Our studies estimate influence for them, i.e., platelets and endothelial cells, which may suggest hemocompatibility. There is no doubt that to precisely define the safety profile of those AgNPs further studies for evaluating their effect on erythrocytes and white cells are warranted. Other authors have studied the effect of AgNPs to morphological blood elements that are also part of the immune system (NK cells, lymphocyte). These immune cells are belonging to the innate immune system and they can be rapidly activated upon recognition of a foreign invader such as a foreign material. So far, AgNPs affected the enzymatic and non-enzymatic antioxidant systems of red blood cells (RBCs), additionally were toxic at a high concentration, against low concentration (<0.4 μg/mL) of AgNPs was relatively safe.60 Also exposure to AgNPs of NK cells, reduced the viability and the cytotoxic potential after polyriboinosinic-polyribocytidylic acid stimulation of NK cells and increased the expression of the inhibitory receptor CD159a. In the same, studies were confirmed that exposure to AgNPs changes NK cells’ function and phenotype and may present a risk for modulating human immune responses.61 For comparison, l-cysteine functionalized silver do not exhibit acute toxicity for plasma after intragastric and intraperitoneal administration.62 Similarly, in Ferrer’s research AgNPs functionalized with dextran did not affect morphology and cell viability of monocytes (THP-1).63 But, another study shows that for RBCs, AgNP-PVP-20 at ~40 μg/mL could cause hemolysis to 19%. Both AgNP-PVP-20 and AgNP-CIT-20 were quite toxic to lymphocytes since they severely inhibited both lymphocyte proliferation and viability.64

Limitations and future perspectives

As it is an in vitro investigation, studies exploring, pharmaceutical, pharmacological, therapeutic, and clinical potential of functionalized AgNPs need to be performed. However, it is clear that the modification of AgNPs by functionalization holds a promise for further development of AgNPs as pharmaceutical or imaging agents. Having regard to successful clinical applications, it is necessary to precisely define safety profiles of AgNPs, therefore, effect of their exposure is a key issue that needs further in vivo assessment.65

Conclusion

We have shown that functionalized AgNPs (AgNPs-GSH, AgNPs-PEG, and AgNPs-LA) sized from 2 to 3.7 nm inhibit platelet aggregation underflow condition. Mechanisms of this action of functionalized AgNPs are likely to be dependent on down-regulation of P-selectin and GPIIb/IIIa receptor expression, TXA2 formation, and MMP-1, MMP-2 release from platelets. Figure 13 summarizes the effects of functionalized AgNPs on platelets.

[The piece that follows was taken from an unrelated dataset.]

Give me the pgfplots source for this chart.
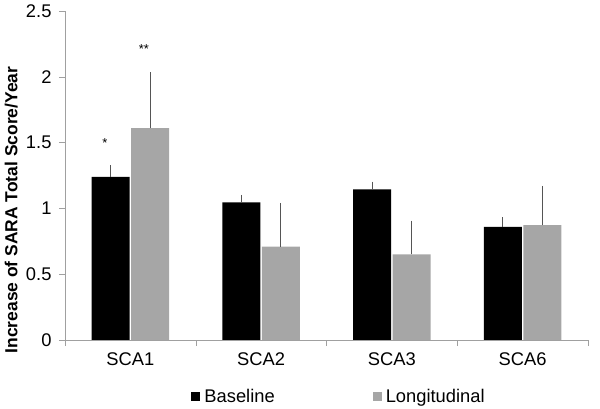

We believe that these findings are important for understanding interactions between AgNPs and human platelets and their pharmacological and toxicological significance. The lack of cytotoxicity against the important elements of the circulation system, i.e., platelets and endothelial cells in LDH assay, suggests potential hemocompatibility. Further studies are warranted for establishing the safety profile of these AgNPs prior to their potential clinical applications.

Acknowledgments

This work was funded by the National Science Centre of Poland HARMONIA grant: 2017/26/M/NZ7/01030. Nadhim Kamil Hante is funded from the Ministry of Higher Education and Scientific Research in Iraq (MoHER).

Disclosure

The authors report no conflicts of interest in this work.